Rogerson’s five-step process is designed to build interdependence, communication, and trust. “Poor families aren’t lucky in many ways, but they do have one advantage: they have to be interdependent and communicate. Every financial decision means potential sacrifices for every family member, so there has to be buy-in. Wealthy families focus on independence, but as a result they don’t learn as much about or from each other.” He adds that the irony among wealthy families is that the business owner who is trying to raise independent children goes to work and expects the exact opposite — interdependence and teamwork — from his or her management team.

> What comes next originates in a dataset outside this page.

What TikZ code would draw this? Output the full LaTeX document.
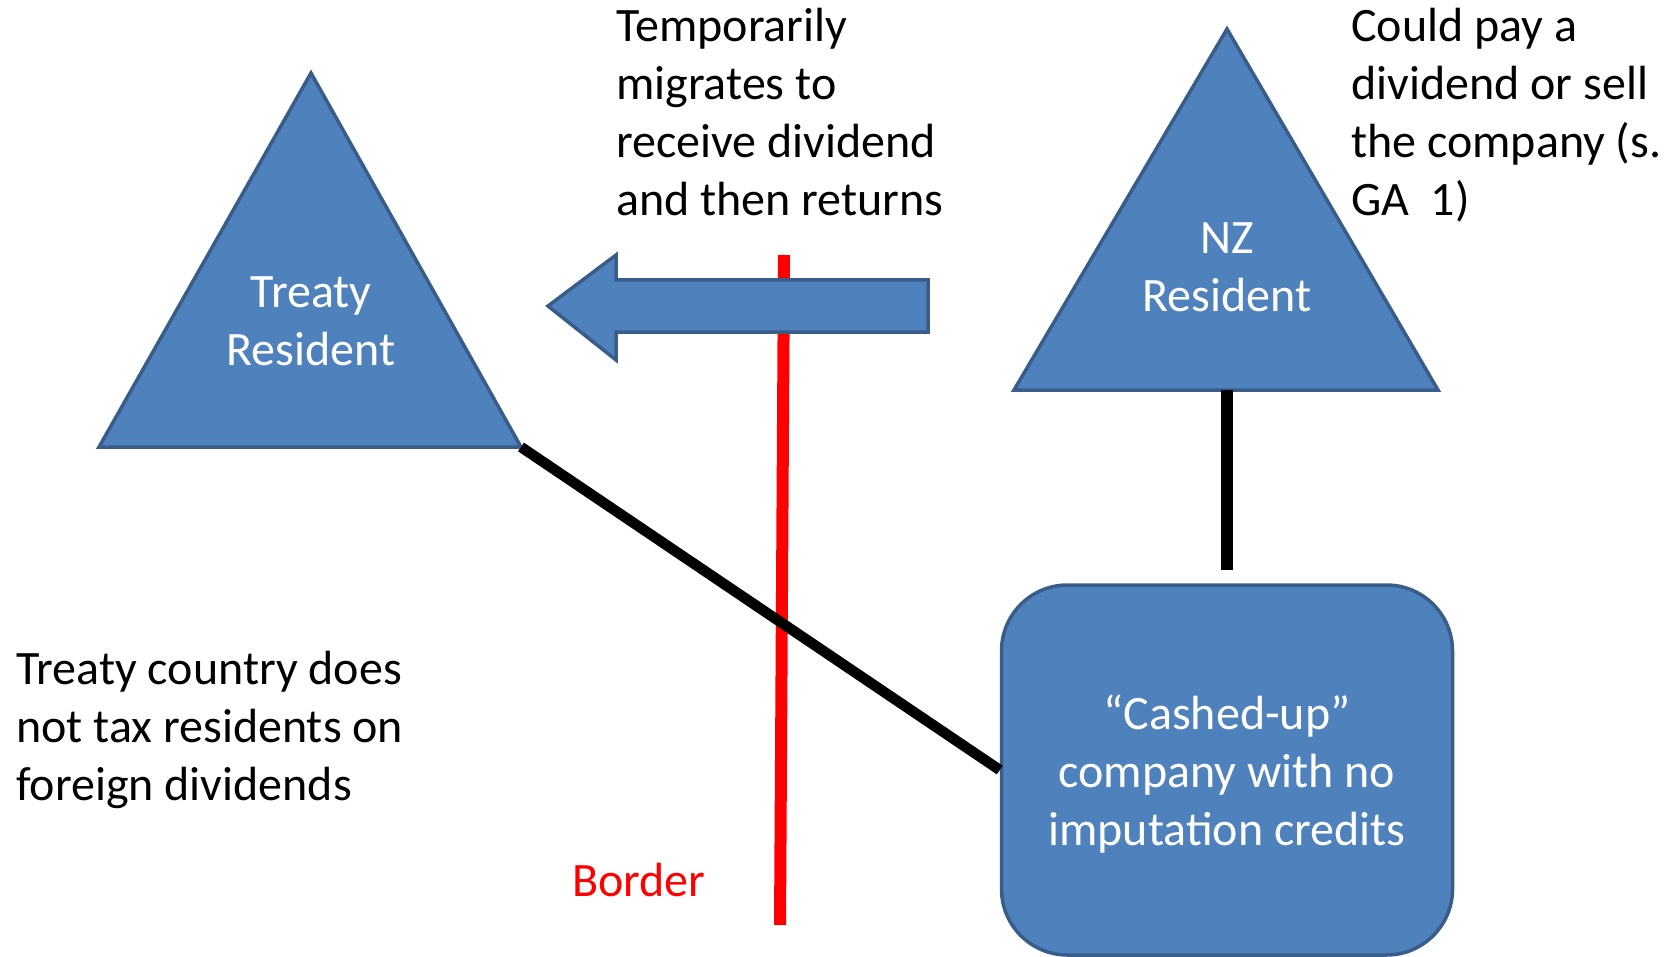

The first step is to educate the family about the issue. “They have to understand the potential pitfalls for family wealth as well as possible solutions.” Rogerson’s family story provides him instant credibility in this regard. “They understand that I’m not just talking about things I’ve learned in theory; these are things I lived through.”
The second step is to learn the communication and leadership style of each family member — their own included. “Decisions about family wealth often reveal that family members may love each other but yet not trust each other to make the right decision.” Rogerson uses the ILS model, which divides decision-making styles into the Director, who is all about results; the Persuader, who is impulsive and talkative; the Counselor, who is all about the people involved; and the Analyzer, who wants details and data in order to make the right decision. “It’s not always the parents who try to dominate things,” he explains. “The children who are directors and persuaders start by acting, and they may be making decisions before the counselors and analyzers, who start by thinking, have had time to reach a conclusion. Those different decision-making personalities have to learn how to work together.”
The third step is a values test. This gives the family the opportunity to find common ground in the form of shared values. “Maybe we can’t agree about supporting a Democratic or Republican cause, but we can agree about supporting education,” Rogerson suggests.
The first three steps typically take about half a day in one family meeting. After that, the fourth step is to practice making decisions together. “I recommend that they start with low-consequence issues to the family, such as family philanthropy or family vacation planning. That lets them work out their family decision making process.”
The fifth and final step is healthy family governance. “This should be the destination, not the starting point,” Rogerson explains. “Too many family governance plans are dictated from the outset and rigid and regimented.”
Preserving Family Wealth
Rogerson’s work goes beyond this five-step process. He also helps families develop curricula for “the things the children won’t learn at school and wouldn’t learn independently — family philanthropy, family entrepreneurship, family education.” He has also developed a specialty trust for funding family meetings well into the future after the parents are gone. “I’ve found that the meetings tend to fall by the wayside because no one takes responsibility for planning them. Having a source specifically to fund everyone’s attendance helps keep them going.”
“A Chinese proverb says, ‘You don’t have enough money to give your children the blessing of growing up poor.’ We’ve succeeded in creating interdependence among highly separated children in their forties and fifties, so I say it’s never too late,” Rogerson says. “Any family can benefit from these ideas, but for wealthy families, they are crucial to maintaining wealth.”